Researchers from the University of Toronto have developed an improved electrochemical system that raises the value of captured carbon dioxide by converting more of it into valuable products than ever before.
The International Energy Agency recently cited carbon capture and storage as one of the strategies that can help keep global emissions low enough to limit global warming to 1.5 C by 2050. But captured carbon currently has little economic value, reducing the incentive for companies to invest in the technology.
A team at U of T’s Faculty of Applied Science & Engineering led by University Professor Ted Sargent, of the Edward S. Rogers Sr. department of electrical and computer engineering, is addressing this challenge by designing advanced electrolyzers that use electricity to convert captured CO2 into the petrochemical building blocks of common everyday materials, from plastic to lycra.
The approach helps create a market for captured carbon, while also providing a low-carbon alternative to the fossil fuel-based manufacturing processes in use today. And, unlike previous systems, the team’s latest design can be run under strongly acidic conditions, which reduces undesired side reactions and enhances overall efficiency.
“In previous systems, you had to choose whether to focus on efficient use of electricity, or efficient use of carbon,” says Sargent, who is senior author of a paper outlining the research that was recently published in the journal Science.
“Our team used a new catalyst design inside the electrolyzer to consume a large fraction of the input carbon, while keeping good productivity towards desirable high-value products.”
In the electrolyzer, captured CO2 is dissolved in a liquid electrolyte, which flows over the solid catalyst through which the electricity is supplied.
“What we want is for the dissolved CO2 in the reactor to absorb electrons and get converted into ethylene and other products,” says PhD candidate Jianan Erick Huang, one of three co-lead authors on the new paper along with fellow PhD candidate Adnan Ozden and post-doctoral researcher Fengwang Li, who is now continuing similar research at the University of Sydney.
“But, in prior reports which operated at high pH – meaning alkaline or neutral conditions – most of the CO2 is wasted, because it gets converted into carbonate instead.”
Huang says that while the carbonate can be extracted, converted into CO2 and fed back into the electrolyzer, doing so is energetically costly. The team’s calculations show that more than half of the energy consumed by the overall system would be spent on recycling the carbonate in this way.
Running the electrolyzer under low pH, or acidic conditions, prevents the formation of carbonate, but it introduces a different problem: now the more favourable reaction is hydrogen evolution. This means that hydrogen ions (i.e., protons) in the acidic solution absorb electrons and get converted to hydrogen gas, leaving few electrons available to combine with CO2.
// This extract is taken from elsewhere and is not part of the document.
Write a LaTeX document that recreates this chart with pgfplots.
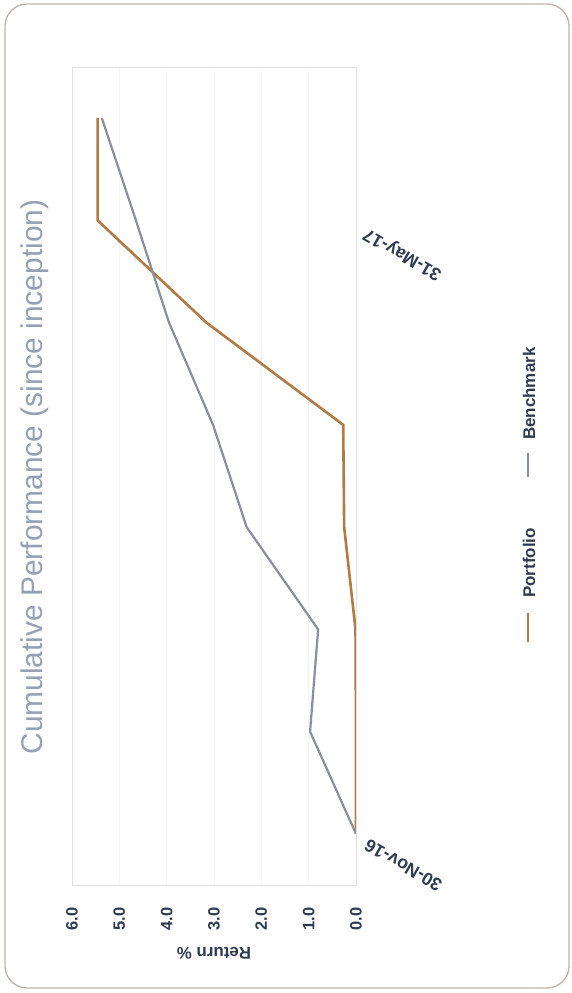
\documentclass[border=0pt]{standalone}
\usepackage{fontspec}
\setmainfont{Liberation Sans}
\usepackage{pgfplots}
\pgfplotsset{compat=1.18}
\definecolor{pcol}{HTML}{B07B45}
\definecolor{bcol}{HTML}{8A8E9E}
\definecolor{navy}{HTML}{2F3B52}
\definecolor{titlec}{HTML}{95A0B5}
\definecolor{framec}{HTML}{BDB3AC}
\begin{document}
\begin{tikzpicture}
\useasboundingbox (0,0) rectangle (572bp,993bp);
\draw[rounded corners=22bp, color=framec, line width=1.3bp] (5bp,5bp) rectangle (569bp,989bp);
\node[rotate=90, anchor=base, text=titlec, font=\fontsize{30}{34}\selectfont] at (42bp,516bp) {Cumulative Performance (since inception)};
\node[rotate=180, text=navy, font=\fontsize{17}{20}\selectfont\bfseries] at (214bp,40bp) {Return \%};
% legend (drawn rotated like the rest of the chart)
\draw[pcol, line width=2.6bp] (528bp,351bp) -- (528bp,380bp);
\node[rotate=90, anchor=base west, inner sep=0pt, text=navy, font=\fontsize{17}{20}\selectfont\bfseries] at (535bp,395bp) {Portfolio};
\draw[bcol, line width=2.2bp] (528bp,516bp) -- (528bp,540bp);
\node[rotate=90, anchor=base west, inner sep=0pt, text=navy, font=\fontsize{17}{20}\selectfont\bfseries] at (535bp,553bp) {Benchmark};
\begin{axis}[
  at={(72bp,108bp)}, anchor=south west,
  scale only axis, width=284bp, height=818bp,
  x dir=reverse, xmin=0, xmax=6,
  ymin=-0.5, ymax=7.5,
  xtick={0,1,2,3,4,5,6},
  ytick={0,6},
  yticklabels={30-Nov-16,31-May-17},
  yticklabel pos=right,
  axis line style={draw=gray!25},
  tick style={draw=none},
  xmajorgrids, grid style={draw=gray!7},
  /pgf/number format/.cd, fixed, fixed zerofill, precision=1, assume math mode=true,
  /pgfplots/.cd,
  xticklabel style={rotate=90, anchor=east, text=navy, font=\fontsize{16.5}{19}\selectfont\bfseries},
  xticklabel shift=19bp,
  yticklabel style={rotate=150, anchor=south east, text=navy, font=\fontsize{18}{21}\selectfont\bfseries},
  yticklabel shift=12bp,
]
\addplot[color=pcol, line width=2.6bp] coordinates {
(0.00,0) (0.00,1) (0.01,2) (0.25,3) (0.27,4) (3.16,5) (5.46,6) (5.46,7)
};
\addplot[color=bcol, line width=2.2bp] coordinates {
(0.00,0) (0.97,1) (0.80,2) (2.31,3) (3.02,4) (3.95,5) (4.65,6) (5.37,7)
};
\end{axis}
\end{tikzpicture}
\end{document}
Huang and the team dealt with the issue by using two strategies in combination. First, under acidic conditions, they increased the current density, flooding the reactor with electrons. Hydrogen ions rushed in to react with them, but they got caught in a molecular traffic jam known as “mass transport limitation.”
“In effect, we’re creating a reactor that is acidic throughout, except for a tiny layer within less than 50 micrometres of the catalyst surface,” says Huang. “In that specific region, it is not acidic – in fact it’s slightly alkaline. There, CO2 can get reduced to ethylene by those electrons.”
The next step was to add a positively charged ion – in this case potassium – to the reaction. This created an electric field near the catalyst that made it easier for CO2 to adsorb to the surface, giving it the edge in the competition with the hydrogen.
The two changes made a big difference. Previous systems had typically utilized less than 15 per cent of the available carbon, losing the rest to carbonate. The new system utilizes about 77 per cent of available carbon, with more than 50 per cent being converted to multi-carbon products such as ethylene and ethanol. (The other 27 per cent goes to single-carbon products such as carbon monoxide and formic acid.)
“This breakthrough helps pave the way forward to an economically viable future for CO2 utilization even with high CO2 capture costs today,” says Philip Llewellyn, carbon capture and utilization manager for Total SE, which provided financial support for the research. “When one further considers the projected increases in carbon tax needed to meet global climate targets, this represents a significant acceleration in the time-to-market and time-to-climate impact for CO2 electrolyzers.”
“With the decarbonization of our economies, the generation of hydrocarbons out of CO2 and renewables is an undisputed must-have for storage of energy and provision of chemical feedstocks,” says Maximilian Fleischer, chief key expert for Siemens Energy Global, who was not involved in the research. “The attractive direct electrochemical CO2 route suffered from low utilization of CO2 up to now, and so this scientific breakthrough allowing more that three quarters of CO2 utilization in a single pass is of decisive strategic value for industrialization towards accelerated climate impact.”
There are still hurdles to be overcome before the system can be scaled up to an industrial level, including the stability of the catalyst when its size is increased and the need for even further energy savings. Still, Huang is proud of what the team has accomplished.
“By creating a reactor that is acidic in one place and alkaline in another, we’ve broken a theoretical limit,” he says. “We don’t have to choose between carbon efficiency and electron efficiency: we can optimize both to get the best overall system. It’s going to be challenging, but I think now it’s doable.”